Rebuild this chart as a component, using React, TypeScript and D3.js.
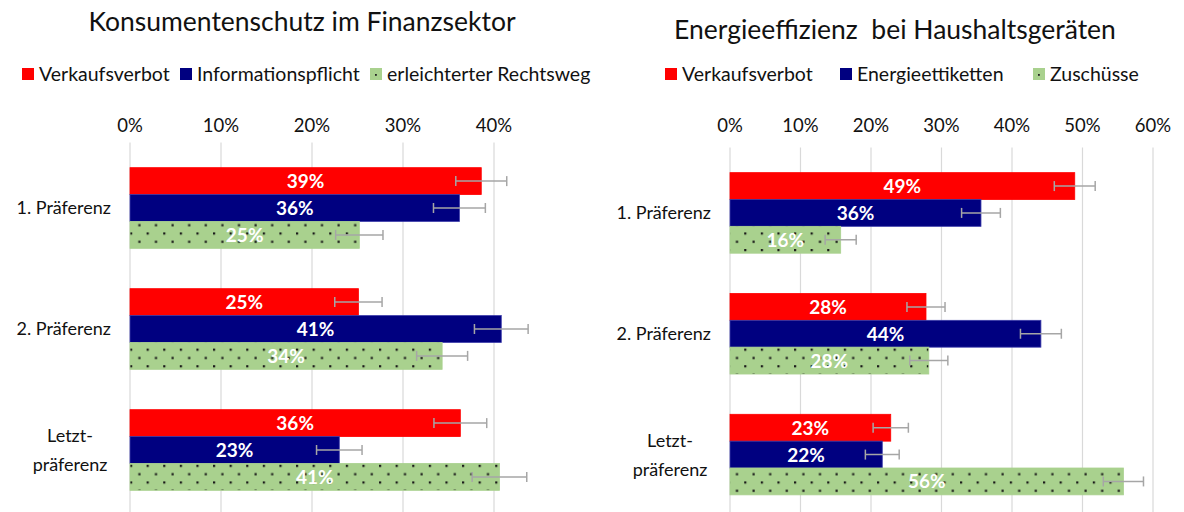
import React from "react";
import * as d3 from "d3";

// categories (y axis)
const categories = ["1. Präferenz", "2. Präferenz", "Letzt-\npräferenz"];

// left panel: Konsumentenschutz im Finanzsektor
const leftNames = ["Verkaufsverbot", "Informationspflicht", "erleichterter Rechtsweg"];
const leftVerkaufsverbot = [0.386, 0.251, 0.363];
const leftInformationspflicht = [0.362, 0.408, 0.23];
const leftRechtsweg = [0.252, 0.343, 0.406];
const leftVerkaufsverbotErr = [0.028, 0.026, 0.029];
const leftInformationspflichtErr = [0.0285, 0.0295, 0.025];
const leftRechtswegErr = [0.026, 0.028, 0.03];
const leftTicks = [0, 0.1, 0.2, 0.3, 0.4];

// right panel: Energieeffizienz bei Haushaltsgeräten
const rightNames = ["Verkaufsverbot", "Energieettiketten", "Zuschüsse"];
const rightVerkaufsverbot = [0.489, 0.278, 0.228];
const rightEnergieettiketten = [0.356, 0.441, 0.216];
const rightZuschuesse = [0.157, 0.282, 0.558];
const rightVerkaufsverbotErr = [0.029, 0.027, 0.025];
const rightEnergieettikettenErr = [0.0275, 0.029, 0.024];
const rightZuschuesseErr = [0.022, 0.027, 0.0285];
const rightTicks = [0, 0.1, 0.2, 0.3, 0.4, 0.5, 0.6];

const FONT = "Lato, 'Open Sans', sans-serif";
const RED = "#ff0000";
const NAVY = "#000080";
const GREEN = "#a9d18e";
const fills = [RED, NAVY, "url(#dots)"];
const strokes = [RED, "#3c3caa", GREEN];

function Panel({ title, names, series, errors, ticks, xRange, yRange, titleX, titleY, legendX, catX }) {
  const x = d3.scaleLinear().domain([0, ticks[ticks.length - 1]]).range(xRange);
  const y = d3.scaleBand().domain(categories).range(yRange).paddingInner(1 / 3).paddingOuter(1 / 6);
  const sub = d3.scaleBand().domain(d3.range(series.length)).range([0, y.bandwidth()]);
  const fmt = d3.format(".0%");

  return (
    <g>
      <text x={titleX} y={titleY} textAnchor="middle" fontSize={26.5} fill="#111">{title}</text>

      {names.map((n, i) => (
        <g key={n} transform={`translate(${legendX[i]},75)`}>
          <rect x={0} y={-7} width={12} height={12} fill={i === 2 ? GREEN : fills[i]} />
          {i === 2 && <rect x={5} y={-1} width={1.8} height={1.8} fill="#222" />}
          <text x={17} y={6} fontSize={19.5} fill="#111">{n}</text>
        </g>
      ))}

      {ticks.map(t => (
        <g key={t}>
          <line x1={x(t)} x2={x(t)} y1={yRange[0] - 5} y2={512} stroke="#d9d9d9" strokeWidth={1.2} />
          <text x={x(t)} y={132} textAnchor="middle" fontSize={18.5} fill="#111">{fmt(t)}</text>
        </g>
      ))}

      {categories.map(c => {
        const lines = c.split("\n");
        const cy = y(c) + y.bandwidth() / 2;
        if (lines.length === 1)
          return <text key={c} x={catX} y={cy + 6} textAnchor="end" fontSize={18} fill="#111">{c}</text>;
        return (
          <text key={c} x={catX - 41} y={cy - 8} textAnchor="middle" fontSize={18} fill="#111">
            {lines.map((l, k) => <tspan key={k} x={catX - 41} dy={k === 0 ? 0 : 29}>{l}</tspan>)}
          </text>
        );
      })}

      {series.map((vals, si) => vals.map((v, ci) => {
        const by = y(categories[ci]) + sub(si);
        const h = sub.bandwidth();
        const x0 = x(0);
        const x1 = x(v);
        const e = errors[si][ci];
        const ey = by + h / 2;
        return (
          <g key={`${si}-${ci}`}>
            <rect x={x0} y={by} width={x1 - x0} height={h} fill={fills[si]} stroke={strokes[si]} strokeWidth={0.8} />
            <text x={(x0 + x1) / 2} y={ey + 7} textAnchor="middle" fontSize={19} fontWeight="bold" fill="#fff">{fmt(v)}</text>
            <line x1={x(v - e)} x2={x(v + e)} y1={ey} y2={ey} stroke="#a6a6a6" strokeWidth={1.5} />
            <line x1={x(v - e)} x2={x(v - e)} y1={ey - 5} y2={ey + 5} stroke="#a6a6a6" strokeWidth={1.5} />
            <line x1={x(v + e)} x2={x(v + e)} y1={ey - 5} y2={ey + 5} stroke="#a6a6a6" strokeWidth={1.5} />
          </g>
        );
      }))}
    </g>
  );
}

export default function App() {
  return (
    <svg width={1184} height={512} style={{ position: "absolute", left: 0, top: 0, background: "#fff" }} fontFamily={FONT}>
      <defs>
        <pattern id="dots" patternUnits="userSpaceOnUse" width={16.6} height={16.6} x={130} y={0}>
          <rect width={16.6} height={16.6} fill={GREEN} />
          <rect x={0} y={0} width={2.2} height={2.2} fill="#1a1a1a" />
          <rect x={8.3} y={8.3} width={2.2} height={2.2} fill="#1a1a1a" />
        </pattern>
      </defs>
      <Panel
        title="Konsumentenschutz im Finanzsektor"
        names={leftNames}
        series={[leftVerkaufsverbot, leftInformationspflicht, leftRechtsweg]}
        errors={[leftVerkaufsverbotErr, leftInformationspflichtErr, leftRechtswegErr]}
        ticks={leftTicks}
        xRange={[130, 494]}
        yRange={[147.5, 510.5]}
        titleX={302}
        titleY={31}
        legendX={[22, 180, 370]}
        catX={111}
      />
      <Panel
        title={"Energieeffizienz\u00a0 bei Haushaltsgeräten"}
        names={rightNames}
        series={[rightVerkaufsverbot, rightEnergieettiketten, rightZuschuesse]}
        errors={[rightVerkaufsverbotErr, rightEnergieettikettenErr, rightZuschuesseErr]}
        ticks={rightTicks}
        xRange={[730, 1153]}
        yRange={[152.5, 515]}
        titleX={895}
        titleY={39}
        legendX={[665, 840, 1033]}
        catX={711}
      />
    </svg>
  );
}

**Exercise:** Give again, word for word, every line from the top of the data above to the line holding "const rightTicks = [0, 0.1, 0.2, 0.3, 0.4, 0.5, 0.6];", inclusive, with the pictures left out.

**Exercise response:**
Rebuild this chart as a component, using React, TypeScript and D3.js.
import React from "react";
import * as d3 from "d3";

// categories (y axis)
const categories = ["1. Präferenz", "2. Präferenz", "Letzt-\npräferenz"];

// left panel: Konsumentenschutz im Finanzsektor
const leftNames = ["Verkaufsverbot", "Informationspflicht", "erleichterter Rechtsweg"];
const leftVerkaufsverbot = [0.386, 0.251, 0.363];
const leftInformationspflicht = [0.362, 0.408, 0.23];
const leftRechtsweg = [0.252, 0.343, 0.406];
const leftVerkaufsverbotErr = [0.028, 0.026, 0.029];
const leftInformationspflichtErr = [0.0285, 0.0295, 0.025];
const leftRechtswegErr = [0.026, 0.028, 0.03];
const leftTicks = [0, 0.1, 0.2, 0.3, 0.4];

// right panel: Energieeffizienz bei Haushaltsgeräten
const rightNames = ["Verkaufsverbot", "Energieettiketten", "Zuschüsse"];
const rightVerkaufsverbot = [0.489, 0.278, 0.228];
const rightEnergieettiketten = [0.356, 0.441, 0.216];
const rightZuschuesse = [0.157, 0.282, 0.558];
const rightVerkaufsverbotErr = [0.029, 0.027, 0.025];
const rightEnergieettikettenErr = [0.0275, 0.029, 0.024];
const rightZuschuesseErr = [0.022, 0.027, 0.0285];
const rightTicks = [0, 0.1, 0.2, 0.3, 0.4, 0.5, 0.6];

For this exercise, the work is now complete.